2) Worked on the pollutant map to allow the user to show a heatmap for any of the pollutants for a given day in 2018.

Varsha Jayaraman
1) Worked on the Daily AQI data for that year and county as line chart and see what pollutant was contributing the most to the AQI for each of those days and
2) Worked on the Stacked bar chart and table for each month of that year showing the number of days where the AQI was good / moderate / unhealthy for sensitive / unhealthy / very unhealthy / hazardous / unknown.

Finally, everybody contributed and worked towards the development of the website information.

Insights from the data

a)2010:
AQI Value has been predominantly good across US with a slightly higher value along the Southern part of California.
b)2018:
AQI value for Hawaii has been at it's worst, Alaska has been at a normal/good rate. The value is varying between good to moderate along the most of West Coast.

a)2010:
SO2 has been on a wiggly decrease since 1990 and has been constant at a minimum of 0 for the past 5 years. Few spikes in Ohio, Indiana and Hawaii.
b)2018:
SO2 has very high values in Hawaii and Northern parts of New York, has been good across most of West Coast. Seen more spikes than 2010.
The presence of volcanoes in Hawaii could be a major contributer to the levels of Sulphur Dioxide.

a)2010:
Ozone has had an increasing curve overall.
The levels seem to be moderate to worse along the West Coast, worst at the West Coast, worse to worst along the coast of Wisconsin, many small counties along the East Coast.
b)2018:
Ozone has normal values for Hawaii, but is seen to be shooting across the midlands of Alaska. Rates are alarming in the Midwest, around Colorado, Arizona, Wyoming, Nevada, some part of California and the cities along the East Coast.
The West Coast, being the most rapidly advancing area in the technology space, no wonder has alarming values when measured for Ozone.

Other Insights :
2010:
There is a sharp spike in the levels of PM 2.5 in 2009.
2018:
PM2.5 values are too high in Washington, parts of Oregon, Idaho and some part of Montana.
The increase in levels of PM 2.5 has been researched and in general, attributed to the presence of accumulated fine particulate matter owing to frequent wildfires along the West Coast.
2010:
CO has never risen and for more than the last 15 years, it's been at it's lowest of 0.
US has had a good value for CO across it's borders.
2018:
CO has has a good value across the West Coast.
2010:
NO2 has a normal level across US, with a few moderate spikes, in parts of Utah, Wisconsin and North Dakota.
2018:
NO2 has started on 25 and wiggled it's way back to the same values with a few peaks and valleys in the middle in Illinois, Started over 25, but has dropped drastically between 1998-2000 to a constant zero thereafter in NY, Has started very high at 50 and has dropped gradually over the years.

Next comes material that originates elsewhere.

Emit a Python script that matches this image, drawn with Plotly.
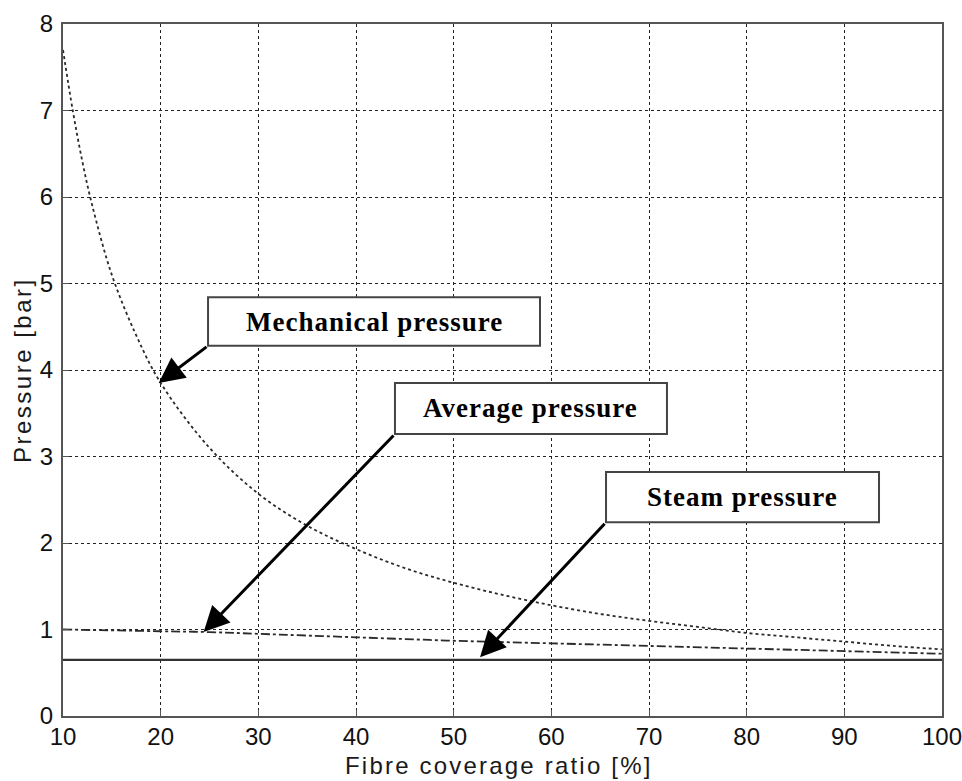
import plotly.graph_objects as go

# ---- data ----
coverage = [10, 11, 12, 13, 15, 17.5, 20, 25, 30, 35, 40, 45, 50, 55, 60, 65, 70, 75, 80, 85, 90, 95, 100]
mechanical = [7.7, 7.0, 6.4, 5.9, 5.1, 4.4, 3.85, 3.1, 2.57, 2.2, 1.93, 1.71, 1.54, 1.4, 1.28, 1.18, 1.1, 1.03, 0.96, 0.91, 0.86, 0.81, 0.77]
avg_x = [10, 20, 25, 30, 40, 50, 60, 70, 80, 90, 100]
average = [1.0, 0.98, 0.97, 0.95, 0.91, 0.87, 0.84, 0.81, 0.78, 0.75, 0.72]
steam_x = [10, 100]
steam = [0.65, 0.65]

x_ticks = [10, 20, 30, 40, 50, 60, 70, 80, 90, 100]
y_ticks = [0, 1, 2, 3, 4, 5, 6, 7, 8]
x_title = "Fibre coverage ratio [%]"
y_title = "Pressure [bar]"

labels = ["Mechanical pressure", "Average pressure", "Steam pressure"]
box_x0 = [24.85, 43.99, 65.6]
box_x1 = [58.84, 71.84, 93.55]
box_y0 = [4.28, 3.26, 2.24]
box_y1 = [4.84, 3.85, 2.82]
arrow_tip_x = [19.8, 24.4, 52.7]
arrow_tip_y = [3.85, 0.97, 0.68]

fig = go.Figure()
fig.add_trace(go.Scatter(x=coverage, y=mechanical, mode="lines", line=dict(color="#2a2a2a", width=1.8, dash="dot", shape="spline"), showlegend=False))
fig.add_trace(go.Scatter(x=avg_x, y=average, mode="lines", line=dict(color="#2a2a2a", width=1.8, dash="dashdot", shape="spline"), showlegend=False))
fig.add_trace(go.Scatter(x=steam_x, y=steam, mode="lines", line=dict(color="#333", width=2.2), showlegend=False))

for i, lab in enumerate(labels):
    fig.add_shape(type="rect", xref="x", yref="y", x0=box_x0[i], x1=box_x1[i], y0=box_y0[i], y1=box_y1[i],
                  line=dict(color="#444", width=2), fillcolor="white", layer="above")
    fig.add_annotation(x=(box_x0[i] + box_x1[i]) / 2, y=(box_y0[i] + box_y1[i]) / 2, xref="x", yref="y",
                       text="<b><span style='letter-spacing:1px'>" + lab + "</span></b>", showarrow=False,
                       font=dict(family="Liberation Serif", size=27, color="black"))
    fig.add_annotation(x=arrow_tip_x[i], y=arrow_tip_y[i], xref="x", yref="y",
                       ax=box_x0[i], ay=box_y0[i], axref="x", ayref="y", text="",
                       showarrow=True, arrowhead=2, arrowsize=1.7, arrowwidth=3, arrowcolor="black", standoff=0)

# axis titles as annotations for exact placement
fig.add_annotation(x=0.5, y=0, xref="paper", yref="paper", yshift=-49, xshift=-4,
                   text="<span style='letter-spacing:2.2px'>" + x_title + "</span>", showarrow=False,
                   font=dict(family="Liberation Sans", size=24, color="#1a1a1a"), yanchor="middle")
fig.add_annotation(x=0, y=0.5, xref="paper", yref="paper", xshift=-41, textangle=-90,
                   text="<span style='letter-spacing:2.5px'>" + y_title + "</span>", showarrow=False,
                   font=dict(family="Liberation Sans", size=24, color="#1a1a1a"), xanchor="center")

axis_common = dict(showgrid=True, gridcolor="#222", griddash="3px,3px", gridwidth=1,
                   showline=True, linecolor="#555", linewidth=2, mirror=True,
                   ticks="inside", ticklen=6, tickcolor="#555", zeroline=False, automargin=False,
                   ticklabeloverflow="allow",
                   tickfont=dict(family="Liberation Sans", size=24, color="#111"))

fig.update_xaxes(range=[10, 100], tickvals=x_ticks, **axis_common, ticklabelstandoff=-2)
fig.update_yaxes(range=[0, 8], tickvals=y_ticks, **axis_common, ticklabelstandoff=3)

fig.update_layout(width=962, height=781, margin=dict(l=63, r=20, t=24, b=65),
                  plot_bgcolor="white", paper_bgcolor="white")
# remove the default 8px page margin so the figure fills the window exactly
fig.write_html("out.html", config={"displayModeBar": False},
               post_script="document.body.style.margin='0px';document.body.style.overflow='hidden';")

Comparison of three locations :
SO2 has predominantly been lesser in NY comapred to Illinois throughout the years, Constantly zero in California.
Ozone in California has peaked and valleyed around a similar average through out the years, whereas Illinois has seen a gradual increase(A steep climbe between 2015 to 2017), Ny has a rapid increase in the very beginning(1990) and has seen a similar fall between 2006 and 2008.
PM10 has been low in Illinois, no sudden changes in levels., Even lesser change in levels along the West Coast and East Coast.
PM2.5 has seen sharp spikes around 1997-1998, 2000, to an all-time high of 75% in 2009 in Illinois. It was at zero till 1997.
Similar trends in California with sharp spikes and falls.
Fewer spikes along NY around the time periods of 2007 and 1998.